If you’d given up hope of an overseas trip this summer, the European Union is here to offer a glimmer of hope—all 27 countries are set to open their doors to vaccinated Americans in time for peak tourist season.
Ambassadors from each state—including vacation hotspots such as Italy, Spain, and France—agreed to a new set of rules Wednesday. They say that, as long as someone has taken all of the shots of any of the vaccines that are approved in the United States, they can visit, after more than a year in which travel to most European nations has been highly restricted.
But, before you book tickets to the Colosseum, there are a few caveats.
The rules need to get formal approval first, there’s no word yet on exactly when the changes would come into effect, and individual nations in the bloc retain the right to ask for extra precautions such as a negative coronavirus test or enforced quarantines. They can also back out of the rules if their pandemic situation gets worse or a new variant gathers steam.
European Commission spokesman Christian Wigand said the new rules strike the right balance, explaining, “This will help improve international inbound travel and it’s possible to do so safely while at the same time ensuring quick action to counter the spread of new virus variants.”
The European Council is expected to finalize the exact recommendations, and the timeline for introducing them, later this week. The pandemic statistics have largely been moving in the right direction in Europe since its vaccination rollout began to pick up pace over the past few months after a clunking start, making the new travel guidelines possible.
Bars, shops, and cultural spaces reopened across France on Wednesday, and its nationwide curfew has been pushed back two hours to 9 p.m.
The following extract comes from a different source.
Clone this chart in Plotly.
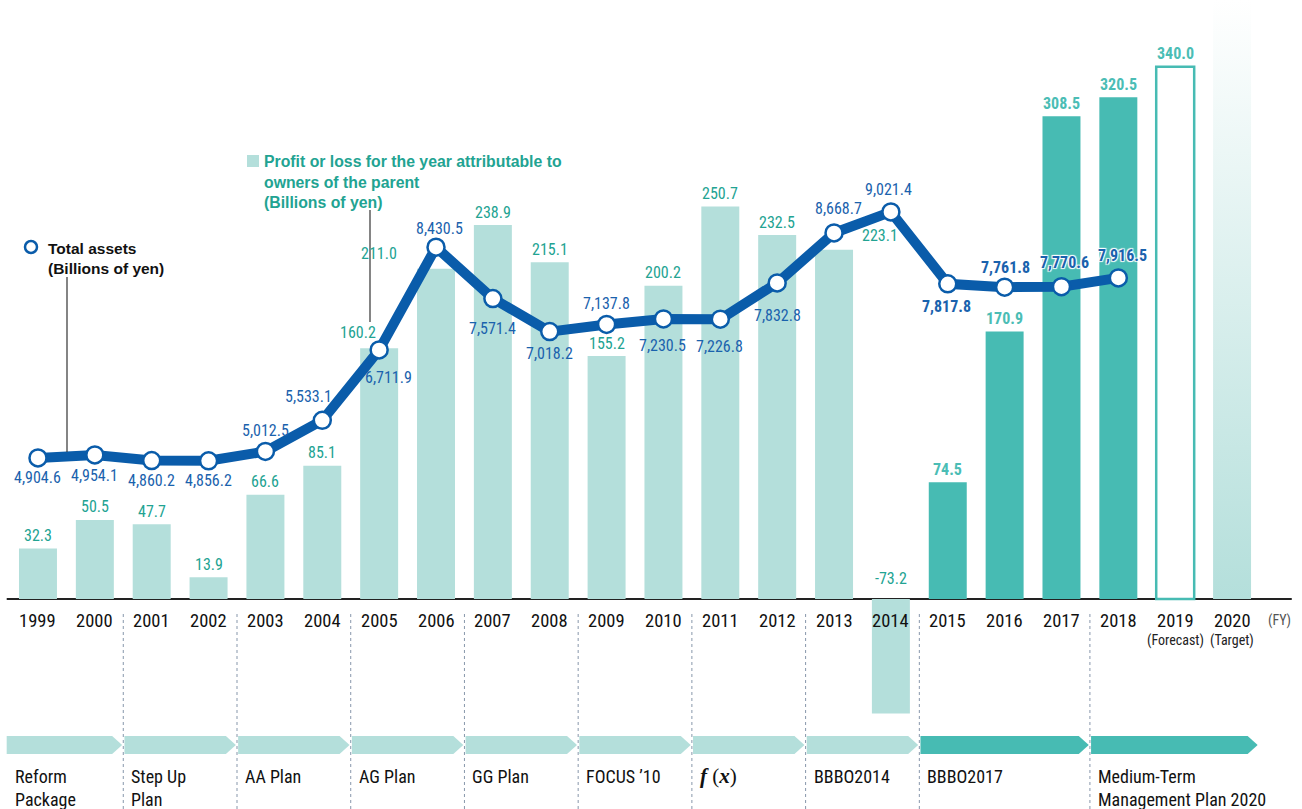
import plotly.graph_objects as go

# ---- data -------------------------------------------------------------
years = ["1999", "2000", "2001", "2002", "2003", "2004", "2005", "2006",
         "2007", "2008", "2009", "2010", "2011", "2012", "2013", "2014",
         "2015", "2016", "2017", "2018", "2019", "2020"]
year_notes = {"2019": "(Forecast)", "2020": "(Target)"}

# Profit or loss attributable to owners of the parent (billions of yen), FY1999-FY2019
profit = [32.3, 50.5, 47.7, 13.9, 66.6, 85.1, 160.2, 211.0, 238.9, 215.1,
          155.2, 200.2, 250.7, 232.5, 223.1, -73.2, 74.5, 170.9, 308.5,
          320.5, 340.0]
profit_labels = ["32.3", "50.5", "47.7", "13.9", "66.6", "85.1", "160.2",
                 "211.0", "238.9", "215.1", "155.2", "200.2", "250.7",
                 "232.5", "223.1", "-73.2", "74.5", "170.9", "308.5",
                 "320.5", "340.0"]

# Total assets (billions of yen), FY1999-FY2018
assets = [4904.6, 4954.1, 4860.2, 4856.2, 5012.5, 5533.1, 6711.9, 8430.5,
          7571.4, 7018.2, 7137.8, 7230.5, 7226.8, 7832.8, 8668.7, 9021.4,
          7817.8, 7761.8, 7770.6, 7916.5]
assets_labels = ["4,904.6", "4,954.1", "4,860.2", "4,856.2", "5,012.5",
                 "5,533.1", "6,711.9", "8,430.5", "7,571.4", "7,018.2",
                 "7,137.8", "7,230.5", "7,226.8", "7,832.8", "8,668.7",
                 "9,021.4", "7,817.8", "7,761.8", "7,770.6", "7,916.5"]

# Management plans: name, first and last fiscal year index covered
plans = ["Reform<br>Package", "Step Up<br>Plan", "AA Plan", "AG Plan",
         "GG Plan", "FOCUS \u201910",
         "<b><i>f</i></b> (<b><i>x</i></b>)",
         "BBBO2014", "BBBO2017", "Medium-Term<br>Management Plan 2020"]
plan_start = [0, 2, 4, 6, 8, 10, 12, 14, 16, 19]
plan_end = [1, 3, 5, 7, 9, 11, 13, 15, 18, 21]

# ---- styles -----------------------------------------------------------
LIGHT = "#b4dfdb"
DARK = "#47bbb3"
LABEL_LIGHT = "#22a392"
LABEL_DARK = "#4bbdb5"
BLUE = "#0a5caa"
BLUE_TXT = "#1a62ad"
COND = "Roboto Condensed, DejaVu Sans Condensed, Liberation Sans Narrow, Arial Narrow, sans-serif"
BOLD = "Liberation Sans, Arial, Helvetica, sans-serif"
SERIF = "Liberation Serif, DejaVu Serif, serif"
BAR_W = 0.668

n_dark_from = years.index("2015")
forecast_i = years.index("2019")
target_i = years.index("2020")

# label offsets in pixels (dx, dy) for each series
profit_off = [(0, 13)] * len(profit)
profit_off[6] = (-21, 16)
profit_off[7] = (-57, 15)
profit_off[14] = (46, 14)
assets_off = [(0, -20), (0, -21), (0, -20), (0, -20), (0, 21), (-14, 24),
              (9, -28), (3, 19), (0, -30), (0, -22), (0, 21), (-1, -27),
              (-1, -27), (0, -33), (4, 24), (-2, 22), (-1, -23), (1, 20),
              (3, 24), (4, 22)]

fig = go.Figure()

# ---- bars -------------------------------------------------------------
xs = list(range(len(profit)))
fill_cols, line_cols = [], []
for i in xs:
    if i == forecast_i:
        fill_cols.append("#ffffff")
        line_cols.append(DARK)
    elif i >= n_dark_from:
        fill_cols.append(DARK)
        line_cols.append(DARK)
    else:
        fill_cols.append(LIGHT)
        line_cols.append(LIGHT)
line_w = [2.5 if i == forecast_i else 0 for i in xs]

fig.add_trace(go.Bar(
    x=xs, y=profit, width=BAR_W,
    marker=dict(color=fill_cols, line=dict(color=line_cols, width=line_w)),
    hoverinfo="skip",
))

# target column drawn as a vertical fade up to the top of the chart
Y1_RANGE = [-134.2, 382.7]
tx0, tx1 = target_i - BAR_W / 2, target_i + BAR_W / 2
fig.add_trace(go.Scatter(
    x=[tx0, tx1, tx1, tx0, tx0],
    y=[0, 0, Y1_RANGE[1], Y1_RANGE[1], 0],
    mode="lines", line=dict(width=0), fill="toself",
    fillgradient=dict(type="vertical",
                      colorscale=[[0, LIGHT], [1, "#ffffff"]]),
    hoverinfo="skip",
))

# ---- total assets line -----------------------------------------------
fig.add_trace(go.Scatter(
    x=list(range(len(assets))), y=assets, yaxis="y2",
    mode="lines+markers",
    line=dict(color=BLUE, width=10),
    marker=dict(size=17, color="#ffffff", line=dict(color=BLUE, width=2.5)),
    hoverinfo="skip",
))

ann = []
# bar value labels
for i, (v, t) in enumerate(zip(profit, profit_labels)):
    dx, dy = profit_off[i]
    dark = i >= n_dark_from
    y = v if v > 0 else 0
    if v < 0:
        dy = 20
    ann.append(dict(
        x=i, y=y, xref="x", yref="y", text=("<b>%s</b>" % t) if dark else t,
        showarrow=False, xshift=dx, yshift=dy,
        font=dict(family=COND, size=16,
                  color=LABEL_DARK if dark else LABEL_LIGHT)))

# total assets labels
HALO = "1px 1px 1px #fff, -1px -1px 1px #fff, 1px -1px 1px #fff, -1px 1px 1px #fff"
for i, (v, t) in enumerate(zip(assets, assets_labels)):
    dx, dy = assets_off[i]
    bold = i >= n_dark_from
    ann.append(dict(
        x=i, y=v, xref="x", yref="y2", text=("<b>%s</b>" % t) if bold else t,
        showarrow=False, xshift=dx, yshift=dy,
        font=dict(family=COND, size=16, color=BLUE_TXT,
                  shadow=HALO if i >= 17 else "none")))

# year labels under the axis
for i, yr in enumerate(years):
    ann.append(dict(x=i, y=0, xref="x", yref="y", text=yr, showarrow=False,
                    yshift=-22, font=dict(family=COND, size=18.5, color="#111")))
    if yr in year_notes:
        ann.append(dict(x=i, y=0, xref="x", yref="y", text=year_notes[yr],
                        showarrow=False, yshift=-42,
                        font=dict(family=COND, size=14, color="#222")))
ann.append(dict(x=len(years) - 0.4, y=0, xref="x", yref="y", text="(FY)",
                showarrow=False, yshift=-22, xanchor="left",
                font=dict(family=COND, size=14, color="#555")))

# legend texts
ann.append(dict(x=46 / 1302, y=1 - 238 / 809, xref="paper", yref="paper",
                xanchor="left", yanchor="top", align="left", showarrow=False,
                text="<b>Total assets<br>(Billions of yen)</b>",
                font=dict(family=BOLD, size=15.5, color="#111")))
ann.append(dict(x=262 / 1302, y=1 - 151 / 809, xref="paper", yref="paper",
                xanchor="left", yanchor="top", align="left", showarrow=False,
                text="<b>Profit or loss for the year attributable to<br>owners of the parent<br>(Billions of yen)</b>",
                font=dict(family=BOLD, size=15.8, color=LABEL_LIGHT)))

# plan names
for name, s in zip(plans, plan_start):
    x0 = -0.55 if s == 0 else s - 0.5
    serif = "<i>" in name
    ann.append(dict(x=x0, y=1 - (762 if serif else 764) / 809, xref="x",
                    yref="paper", xanchor="left", yanchor="top", align="left",
                    xshift=6, showarrow=False, text=name,
                    font=dict(family=SERIF if serif else COND,
                              size=21 if serif else 18, color="#111")))

shapes = []
# baseline
shapes.append(dict(type="line", xref="x", yref="y", x0=-0.55, x1=22.05,
                   y0=0, y1=0, line=dict(color="#222", width=2), layer="below"))

# plan separators and arrows
AR_TOP, AR_BOT = 1 - 736 / 809, 1 - 754 / 809
tip = 10 / 56.86
for k, (s, e) in enumerate(zip(plan_start, plan_end)):
    x0 = -0.55 if s == 0 else s - 0.5
    x1 = e + 0.5 if e < len(years) - 1 else e + 0.45
    col = DARK if s >= n_dark_from else LIGHT
    if s > 0:
        shapes.append(dict(type="line", xref="x", yref="paper", x0=x0, x1=x0,
                           y0=0, y1=1 - 612 / 809,
                           line=dict(color="#8797ab", width=1, dash="dot")))
    xa = x0 + 0.02 if s > 0 else x0
    xb = x1 - 0.02 if e < len(years) - 1 else x1
    ym = (AR_TOP + AR_BOT) / 2
    path = (f"M {xa},{AR_BOT} L {xb - tip},{AR_BOT} L {xb},{ym} "
            f"L {xb - tip},{AR_TOP} L {xa},{AR_TOP} Z")
    shapes.append(dict(type="path", xref="x", yref="paper", path=path,
                       fillcolor=col, line=dict(width=0)))

# legend symbols and leader lines
shapes.append(dict(type="circle", xref="paper", yref="paper",
                   xsizemode="pixel", ysizemode="pixel",
                   xanchor=31 / 1302, yanchor=1 - 247 / 809,
                   x0=-6, x1=6, y0=-6, y1=6,
                   fillcolor="#fff", line=dict(color=BLUE, width=2.5)))
shapes.append(dict(type="rect", xref="paper", yref="paper",
                   x0=247 / 1302, x1=259 / 1302, y0=1 - 167 / 809,
                   y1=1 - 155 / 809, fillcolor=LIGHT, line=dict(width=0)))
shapes.append(dict(type="line", xref="paper", yref="paper",
                   x0=67 / 1302, x1=67 / 1302, y0=1 - 277 / 809,
                   y1=1 - 452 / 809, line=dict(color="#333", width=1.2)))
shapes.append(dict(type="line", xref="paper", yref="paper",
                   x0=370 / 1302, x1=370 / 1302, y0=1 - 210 / 809,
                   y1=1 - 322 / 809, line=dict(color="#333", width=1.2)))

fig.update_layout(
    width=1302, height=809,
    margin=dict(l=0, r=0, t=0, b=0),
    paper_bgcolor="#ffffff", plot_bgcolor="#ffffff",
    showlegend=False, barmode="overlay",
    xaxis=dict(range=[-0.668, 22.23], visible=False, fixedrange=True),
    yaxis=dict(range=Y1_RANGE, visible=False, fixedrange=True),
    yaxis2=dict(range=[-970.6, 12567], visible=False, overlaying="y",
                fixedrange=True),
    annotations=ann, shapes=shapes,
)

fig.write_html("out.html")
In Italy, quarantine measures have already been scrapped for vaccinated tourists arriving from the U.S. Greece, whose economy relies heavily on tourism, has also lifted its quarantine measures.
However, the U.S. Centers for Disease Control and Prevention remains skeptical about international tourism during the pandemic. The current guidance on its website states, “Fully vaccinated travelers are less likely to get and spread COVID-19... However, international travel poses additional risks and even fully vaccinated travelers are at increased risk for getting and possibly spreading new COVID-19 variants.”
So, if you are going to head to Paris this summer, get vaccinated first—and, just in case, maybe it’s best to learn the French for “hospital” too.